◆ **Set exercise**
Copy every line of the data that includes the string "React".
— Begin —
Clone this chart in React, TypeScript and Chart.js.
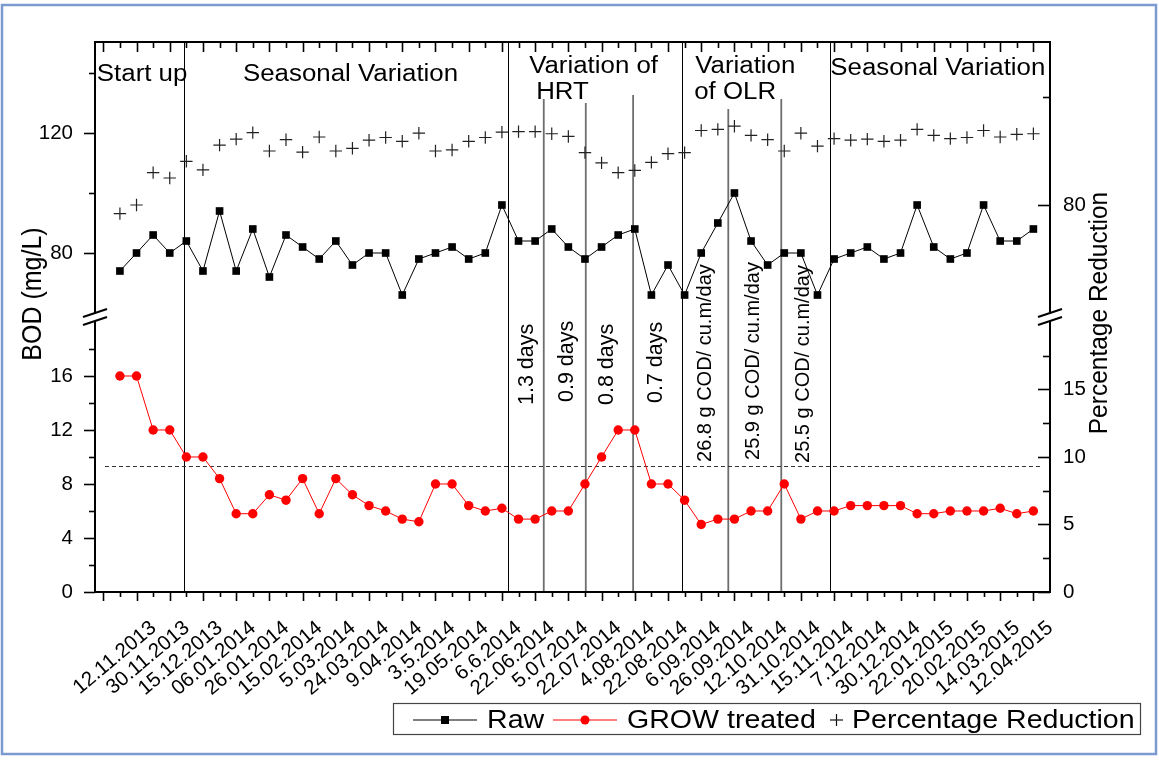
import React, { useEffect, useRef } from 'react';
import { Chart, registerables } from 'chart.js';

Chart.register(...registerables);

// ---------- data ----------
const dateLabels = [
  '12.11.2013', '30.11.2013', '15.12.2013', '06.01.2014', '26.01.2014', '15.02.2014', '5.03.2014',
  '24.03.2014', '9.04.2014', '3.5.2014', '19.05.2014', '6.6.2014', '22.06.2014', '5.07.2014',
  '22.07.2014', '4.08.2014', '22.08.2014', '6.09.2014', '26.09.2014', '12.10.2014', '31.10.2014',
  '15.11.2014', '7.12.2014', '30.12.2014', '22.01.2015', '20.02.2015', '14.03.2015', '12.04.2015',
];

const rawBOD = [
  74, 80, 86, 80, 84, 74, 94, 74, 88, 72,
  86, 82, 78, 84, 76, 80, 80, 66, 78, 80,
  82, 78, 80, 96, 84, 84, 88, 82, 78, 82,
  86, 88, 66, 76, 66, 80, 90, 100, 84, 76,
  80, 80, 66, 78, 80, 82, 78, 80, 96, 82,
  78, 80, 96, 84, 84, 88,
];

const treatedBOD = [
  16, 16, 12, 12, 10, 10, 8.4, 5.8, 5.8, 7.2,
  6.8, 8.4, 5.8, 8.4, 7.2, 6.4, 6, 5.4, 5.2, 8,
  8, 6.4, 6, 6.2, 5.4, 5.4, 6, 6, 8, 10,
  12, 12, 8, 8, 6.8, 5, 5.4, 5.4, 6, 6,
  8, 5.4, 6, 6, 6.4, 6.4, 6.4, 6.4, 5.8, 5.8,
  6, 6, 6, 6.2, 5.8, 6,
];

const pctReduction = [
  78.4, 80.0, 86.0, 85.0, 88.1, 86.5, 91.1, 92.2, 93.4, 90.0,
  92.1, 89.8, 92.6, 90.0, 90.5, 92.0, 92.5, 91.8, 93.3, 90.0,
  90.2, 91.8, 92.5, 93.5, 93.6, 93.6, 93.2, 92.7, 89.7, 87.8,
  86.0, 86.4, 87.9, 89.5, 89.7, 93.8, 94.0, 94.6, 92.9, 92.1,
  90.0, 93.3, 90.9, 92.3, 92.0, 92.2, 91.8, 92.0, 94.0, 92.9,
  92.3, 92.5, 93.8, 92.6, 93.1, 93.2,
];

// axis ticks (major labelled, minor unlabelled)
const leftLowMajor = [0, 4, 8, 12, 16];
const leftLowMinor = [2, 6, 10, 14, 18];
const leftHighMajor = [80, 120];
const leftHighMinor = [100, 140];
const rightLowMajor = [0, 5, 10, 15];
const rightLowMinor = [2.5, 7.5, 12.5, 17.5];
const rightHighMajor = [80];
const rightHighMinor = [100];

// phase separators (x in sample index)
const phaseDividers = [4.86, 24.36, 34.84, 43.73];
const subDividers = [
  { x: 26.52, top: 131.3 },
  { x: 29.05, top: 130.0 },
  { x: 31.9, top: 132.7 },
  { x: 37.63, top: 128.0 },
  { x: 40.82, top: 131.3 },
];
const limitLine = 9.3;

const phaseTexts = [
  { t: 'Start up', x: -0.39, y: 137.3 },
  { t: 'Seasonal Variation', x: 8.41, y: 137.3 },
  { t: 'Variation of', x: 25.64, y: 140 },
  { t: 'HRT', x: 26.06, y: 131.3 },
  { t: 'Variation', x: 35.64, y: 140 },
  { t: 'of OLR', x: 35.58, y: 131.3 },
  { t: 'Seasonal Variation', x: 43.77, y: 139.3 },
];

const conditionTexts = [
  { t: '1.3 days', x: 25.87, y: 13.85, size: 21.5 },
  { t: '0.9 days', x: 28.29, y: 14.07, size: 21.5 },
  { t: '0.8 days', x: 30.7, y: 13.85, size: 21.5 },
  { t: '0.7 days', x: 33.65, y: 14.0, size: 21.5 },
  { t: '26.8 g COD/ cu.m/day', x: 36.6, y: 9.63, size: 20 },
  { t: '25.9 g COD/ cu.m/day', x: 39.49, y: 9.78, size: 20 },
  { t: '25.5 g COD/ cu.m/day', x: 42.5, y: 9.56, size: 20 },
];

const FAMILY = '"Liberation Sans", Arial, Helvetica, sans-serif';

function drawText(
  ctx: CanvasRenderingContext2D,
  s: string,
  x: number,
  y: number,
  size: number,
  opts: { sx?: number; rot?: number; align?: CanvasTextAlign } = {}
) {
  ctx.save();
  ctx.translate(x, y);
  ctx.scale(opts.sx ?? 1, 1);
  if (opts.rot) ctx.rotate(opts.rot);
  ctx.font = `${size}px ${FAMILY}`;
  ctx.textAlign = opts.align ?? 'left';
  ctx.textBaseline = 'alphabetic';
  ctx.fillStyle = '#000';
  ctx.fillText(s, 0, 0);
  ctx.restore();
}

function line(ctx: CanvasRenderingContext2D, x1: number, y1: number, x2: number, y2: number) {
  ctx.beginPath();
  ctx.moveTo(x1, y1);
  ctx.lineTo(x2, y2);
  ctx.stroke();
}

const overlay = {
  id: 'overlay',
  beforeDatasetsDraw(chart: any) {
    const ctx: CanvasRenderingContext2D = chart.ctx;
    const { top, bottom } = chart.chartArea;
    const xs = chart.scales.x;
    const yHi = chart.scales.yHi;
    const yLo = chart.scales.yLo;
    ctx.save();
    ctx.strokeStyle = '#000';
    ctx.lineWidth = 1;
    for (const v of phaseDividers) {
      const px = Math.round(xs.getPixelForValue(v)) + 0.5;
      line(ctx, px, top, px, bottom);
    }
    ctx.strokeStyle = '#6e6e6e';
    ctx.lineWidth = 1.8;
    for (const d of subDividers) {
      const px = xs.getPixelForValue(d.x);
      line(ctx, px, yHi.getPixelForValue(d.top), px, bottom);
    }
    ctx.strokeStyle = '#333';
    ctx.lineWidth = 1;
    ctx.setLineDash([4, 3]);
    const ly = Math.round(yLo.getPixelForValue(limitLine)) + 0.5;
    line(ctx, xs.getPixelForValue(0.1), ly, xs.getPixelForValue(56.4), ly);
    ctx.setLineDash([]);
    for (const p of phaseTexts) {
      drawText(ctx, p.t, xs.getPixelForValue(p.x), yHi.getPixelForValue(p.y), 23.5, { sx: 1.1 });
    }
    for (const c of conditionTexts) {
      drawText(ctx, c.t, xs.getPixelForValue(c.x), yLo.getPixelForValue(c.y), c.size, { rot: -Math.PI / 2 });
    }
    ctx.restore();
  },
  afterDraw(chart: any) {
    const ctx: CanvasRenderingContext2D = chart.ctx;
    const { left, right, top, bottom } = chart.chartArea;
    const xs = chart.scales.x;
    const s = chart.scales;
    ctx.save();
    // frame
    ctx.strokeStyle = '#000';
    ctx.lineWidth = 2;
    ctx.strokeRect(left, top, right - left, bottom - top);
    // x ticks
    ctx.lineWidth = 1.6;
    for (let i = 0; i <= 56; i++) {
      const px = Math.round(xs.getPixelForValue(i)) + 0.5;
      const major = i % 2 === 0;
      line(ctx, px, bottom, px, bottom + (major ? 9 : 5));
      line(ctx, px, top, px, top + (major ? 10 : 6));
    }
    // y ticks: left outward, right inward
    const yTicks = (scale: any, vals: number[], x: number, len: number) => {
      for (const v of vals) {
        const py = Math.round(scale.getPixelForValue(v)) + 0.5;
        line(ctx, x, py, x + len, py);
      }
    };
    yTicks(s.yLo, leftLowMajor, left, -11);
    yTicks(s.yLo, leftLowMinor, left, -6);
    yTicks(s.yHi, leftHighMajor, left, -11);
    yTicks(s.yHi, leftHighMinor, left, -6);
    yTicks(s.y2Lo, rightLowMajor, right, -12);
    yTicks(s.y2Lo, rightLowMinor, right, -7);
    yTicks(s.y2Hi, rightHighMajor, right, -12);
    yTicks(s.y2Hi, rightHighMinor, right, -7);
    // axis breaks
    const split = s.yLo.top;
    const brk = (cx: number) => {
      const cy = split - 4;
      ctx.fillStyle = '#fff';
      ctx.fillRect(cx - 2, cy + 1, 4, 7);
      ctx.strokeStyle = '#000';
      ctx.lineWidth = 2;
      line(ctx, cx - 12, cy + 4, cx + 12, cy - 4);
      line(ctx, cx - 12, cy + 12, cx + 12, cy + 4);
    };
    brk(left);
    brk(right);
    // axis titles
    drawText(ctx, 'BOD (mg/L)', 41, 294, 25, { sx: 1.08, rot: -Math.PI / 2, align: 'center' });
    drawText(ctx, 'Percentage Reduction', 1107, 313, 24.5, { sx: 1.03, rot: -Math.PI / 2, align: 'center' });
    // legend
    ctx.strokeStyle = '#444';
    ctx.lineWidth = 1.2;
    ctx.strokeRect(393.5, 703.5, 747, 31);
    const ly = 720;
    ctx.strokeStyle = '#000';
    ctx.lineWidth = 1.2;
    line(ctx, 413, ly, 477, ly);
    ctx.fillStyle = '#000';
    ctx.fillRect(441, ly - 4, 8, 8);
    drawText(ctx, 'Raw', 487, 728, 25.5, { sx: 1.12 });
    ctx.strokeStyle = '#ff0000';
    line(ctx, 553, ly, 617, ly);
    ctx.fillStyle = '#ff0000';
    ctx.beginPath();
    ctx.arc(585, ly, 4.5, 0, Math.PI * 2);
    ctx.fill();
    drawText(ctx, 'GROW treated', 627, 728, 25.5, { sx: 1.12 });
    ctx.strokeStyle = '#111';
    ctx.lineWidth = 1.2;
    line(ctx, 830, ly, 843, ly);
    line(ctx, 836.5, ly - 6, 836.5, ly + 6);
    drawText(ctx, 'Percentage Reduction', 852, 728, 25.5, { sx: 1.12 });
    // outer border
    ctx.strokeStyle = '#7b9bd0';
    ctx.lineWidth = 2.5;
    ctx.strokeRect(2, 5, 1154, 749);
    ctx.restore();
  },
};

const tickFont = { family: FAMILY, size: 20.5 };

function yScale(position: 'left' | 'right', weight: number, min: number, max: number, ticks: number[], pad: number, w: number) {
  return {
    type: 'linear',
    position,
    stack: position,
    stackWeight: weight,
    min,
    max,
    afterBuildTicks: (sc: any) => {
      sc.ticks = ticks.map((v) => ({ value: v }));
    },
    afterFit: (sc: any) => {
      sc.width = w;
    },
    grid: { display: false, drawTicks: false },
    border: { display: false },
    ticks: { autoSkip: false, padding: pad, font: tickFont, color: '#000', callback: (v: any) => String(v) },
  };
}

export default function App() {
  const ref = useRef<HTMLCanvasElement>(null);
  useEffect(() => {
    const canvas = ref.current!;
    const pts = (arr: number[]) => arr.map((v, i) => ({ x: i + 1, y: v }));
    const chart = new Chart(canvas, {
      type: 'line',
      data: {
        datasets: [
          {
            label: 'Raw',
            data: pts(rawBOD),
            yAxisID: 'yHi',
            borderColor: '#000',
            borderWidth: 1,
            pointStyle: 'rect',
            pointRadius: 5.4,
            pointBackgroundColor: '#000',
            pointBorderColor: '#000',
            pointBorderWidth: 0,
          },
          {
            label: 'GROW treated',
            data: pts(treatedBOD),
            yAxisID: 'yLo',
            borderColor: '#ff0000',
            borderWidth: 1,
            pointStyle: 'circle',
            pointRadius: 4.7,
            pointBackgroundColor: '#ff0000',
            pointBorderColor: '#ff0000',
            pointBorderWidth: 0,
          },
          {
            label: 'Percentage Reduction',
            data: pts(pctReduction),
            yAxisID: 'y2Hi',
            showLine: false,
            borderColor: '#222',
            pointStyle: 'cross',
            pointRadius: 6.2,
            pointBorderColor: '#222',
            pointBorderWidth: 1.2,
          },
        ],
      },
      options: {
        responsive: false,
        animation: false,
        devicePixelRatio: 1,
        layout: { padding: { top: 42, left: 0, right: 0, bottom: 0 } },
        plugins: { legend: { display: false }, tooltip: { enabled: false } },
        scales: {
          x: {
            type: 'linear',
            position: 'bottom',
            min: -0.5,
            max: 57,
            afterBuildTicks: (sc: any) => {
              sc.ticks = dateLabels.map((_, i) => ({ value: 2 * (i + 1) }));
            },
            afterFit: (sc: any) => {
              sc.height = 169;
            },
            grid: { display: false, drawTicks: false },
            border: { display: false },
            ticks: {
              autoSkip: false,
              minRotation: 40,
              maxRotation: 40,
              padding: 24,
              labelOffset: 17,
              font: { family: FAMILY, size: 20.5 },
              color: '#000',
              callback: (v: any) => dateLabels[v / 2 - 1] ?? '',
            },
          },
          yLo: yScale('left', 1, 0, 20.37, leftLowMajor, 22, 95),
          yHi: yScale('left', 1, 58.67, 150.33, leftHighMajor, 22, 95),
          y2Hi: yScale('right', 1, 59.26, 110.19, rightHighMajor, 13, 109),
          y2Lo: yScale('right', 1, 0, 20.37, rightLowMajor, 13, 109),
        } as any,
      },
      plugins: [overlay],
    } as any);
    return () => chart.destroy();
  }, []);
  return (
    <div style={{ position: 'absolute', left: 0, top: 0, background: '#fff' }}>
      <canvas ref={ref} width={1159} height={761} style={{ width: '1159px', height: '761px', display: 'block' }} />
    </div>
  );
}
— End —
◆ **Solution for this exercise**
Clone this chart in React, TypeScript and Chart.js.
import React, { useEffect, useRef } from 'react';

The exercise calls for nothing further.